## Data shown
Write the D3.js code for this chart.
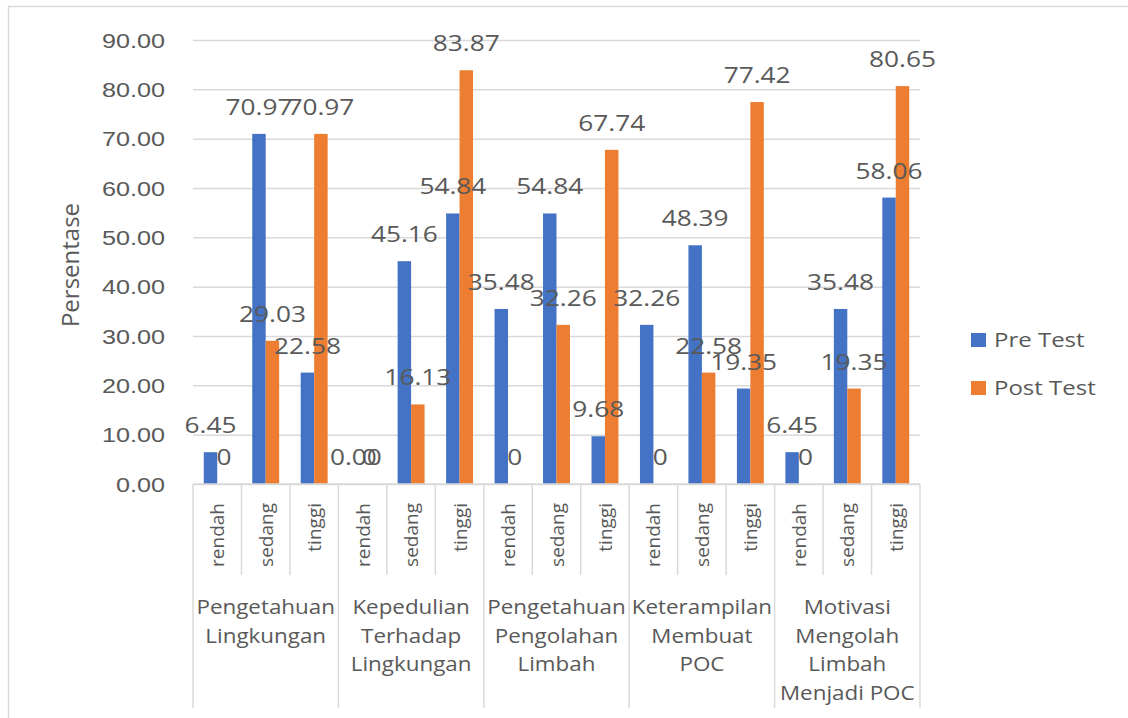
<!DOCTYPE html>
<html>
<head>
<meta charset="utf-8">
<script src="https://cdn.jsdelivr.net/npm/d3@7"></script>
<style>
  html, body { margin: 0; padding: 0; background: #fff; }
  svg { display: block; font-family: "Open Sans", "Noto Sans", sans-serif; }
</style>
</head>
<body>
<svg id="chart" width="1128" height="718"></svg>
<script>
// Grouped categories (each drawn on up to four lines) and their levels
const groupLines = [
  ["Pengetahuan", "Lingkungan"],
  ["Kepedulian", "Terhadap", "Lingkungan"],
  ["Pengetahuan", "Pengolahan", "Limbah"],
  ["Keterampilan", "Membuat", "POC"],
  ["Motivasi", "Mengolah", "Limbah", "Menjadi POC"]
];
const levels = ["rendah", "sedang", "tinggi"];

// Series values (percent), in group/level order
const preTest  = [6.45, 70.97, 22.58, 0.00, 45.16, 54.84, 35.48, 54.84, 9.68, 32.26, 48.39, 19.35, 6.45, 35.48, 58.06];
const postTest = [0, 29.03, 70.97, 0, 16.13, 83.87, 0, 32.26, 67.74, 0, 22.58, 77.42, 0, 19.35, 80.65];

const seriesNames = ["Pre Test", "Post Test"];
const seriesColors = ["#4472C4", "#ED7D31"];
const yTicks = [0, 10, 20, 30, 40, 50, 60, 70, 80, 90];
const yTitle = "Persentase";

const svg = d3.select("#chart");
const textColor = "#595959";
const gridColor = "#d9d9d9";

const plot = { left: 193, right: 920, top: 40, bottom: 484 };

// Outer frame of the chart area
svg.append("path")
  .attr("d", "M8.5,718 V6.5 H1128")
  .attr("fill", "none").attr("stroke", gridColor).attr("stroke-width", 1.5);

// Flat list of categories
const cats = [];
groupLines.forEach((g, gi) => levels.forEach((lv, li) => cats.push({ gi, li, level: lv, idx: gi * levels.length + li })));

const x = d3.scaleBand().domain(cats.map(c => c.idx)).range([plot.left, plot.right]).paddingInner(0).paddingOuter(0);
const xs = d3.scaleBand().domain(seriesNames).range([0, x.bandwidth()]).paddingInner(0).paddingOuter(0.8);
const y = d3.scaleLinear().domain([0, 90]).range([plot.bottom, plot.top]);

// Helper: horizontally stretched text
function stretchedText(sel, tx, ty, sx, str, size, anchor) {
  return sel.append("text")
    .attr("transform", `translate(${tx},${ty}) scale(${sx},1)`)
    .attr("text-anchor", anchor)
    .attr("font-size", size)
    .attr("fill", textColor)
    .text(str);
}

// Gridlines and y tick labels via the axis generator
const yAxis = d3.axisLeft(y).tickValues(yTicks).tickSize(-(plot.right - plot.left)).tickFormat("");
const yg = svg.append("g").attr("transform", `translate(${plot.left},0)`).call(yAxis);
yg.select(".domain").remove();
yg.selectAll(".tick line").attr("stroke", gridColor).attr("stroke-width", 1.5);
yg.selectAll(".tick").each(function(d) {
  stretchedText(d3.select(this), -28, 7, 1.2, d3.format(".2f")(d), 21, "end");
});

// Y axis title
svg.append("text")
  .attr("transform", `translate(79,265) rotate(-90)`)
  .attr("text-anchor", "middle")
  .attr("font-size", 24)
  .attr("fill", textColor)
  .text(yTitle);

// Bars
const seriesData = [preTest, postTest];
seriesNames.forEach((name, si) => {
  svg.append("g").selectAll("rect")
    .data(cats)
    .join("rect")
    .attr("x", c => x(c.idx) + xs(name))
    .attr("width", xs.bandwidth())
    .attr("y", c => y(seriesData[si][c.idx]))
    .attr("height", c => y(0) - y(seriesData[si][c.idx]))
    .attr("fill", seriesColors[si]);
});

// Baseline of the category axis
svg.append("line")
  .attr("x1", plot.left).attr("x2", plot.right)
  .attr("y1", plot.bottom).attr("y2", plot.bottom)
  .attr("stroke", gridColor).attr("stroke-width", 1.5);

// Data labels (on top of every bar)
const fmtPre = v => v.toFixed(2);
const fmtPost = v => (v === 0 ? "0" : v.toFixed(2));
const fmts = [fmtPre, fmtPost];
const labelLayer = svg.append("g");
seriesNames.forEach((name, si) => {
  cats.forEach(c => {
    const v = seriesData[si][c.idx];
    const cx = x(c.idx) + xs(name) + xs.bandwidth() / 2;
    stretchedText(labelLayer, cx, y(v) - 19, 1.25, fmts[si](v), 21, "middle");
  });
});

// Category axis: level separators and labels
const axisG = svg.append("g");
const levelBottom = 575, groupBottom = 708;
cats.forEach(c => {
  const x0 = x(c.idx);
  const isGroupStart = c.li === 0;
  axisG.append("line")
    .attr("x1", x0).attr("x2", x0)
    .attr("y1", plot.bottom).attr("y2", isGroupStart ? groupBottom : levelBottom)
    .attr("stroke", gridColor).attr("stroke-width", 1.5);
  axisG.append("text")
    .attr("transform", `translate(${x0 + x.bandwidth() / 2 + 7},503) rotate(-90)`)
    .attr("text-anchor", "end")
    .attr("font-size", 19)
    .attr("fill", textColor)
    .text(c.level);
});
axisG.append("line")
  .attr("x1", plot.right).attr("x2", plot.right)
  .attr("y1", plot.bottom).attr("y2", groupBottom)
  .attr("stroke", gridColor).attr("stroke-width", 1.5);

// Group labels
groupLines.forEach((lines, gi) => {
  const gx0 = x(gi * levels.length);
  const gx1 = x(gi * levels.length + levels.length - 1) + x.bandwidth();
  const cx = (gx0 + gx1) / 2;
  lines.forEach((ln, k) => {
    stretchedText(axisG, cx, 614 + k * 28.5, 1.12, ln, 20, "middle");
  });
});

// Legend
const legend = svg.append("g");
const legendY = [340, 388];
seriesNames.forEach((name, si) => {
  legend.append("rect")
    .attr("x", 971).attr("y", legendY[si] - 7)
    .attr("width", 15).attr("height", 14)
    .attr("fill", seriesColors[si]);
  stretchedText(legend, 994, legendY[si] + 7, 1.2, name, 20, "start");
});
</script>
</body>
</html>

## Goal of the exercise
Pull out all lines containing "this".

## Complete answer
Write the D3.js code for this chart.
  stretchedText(d3.select(this), -28, 7, 1.2, d3.format(".2f")(d), 21, "end");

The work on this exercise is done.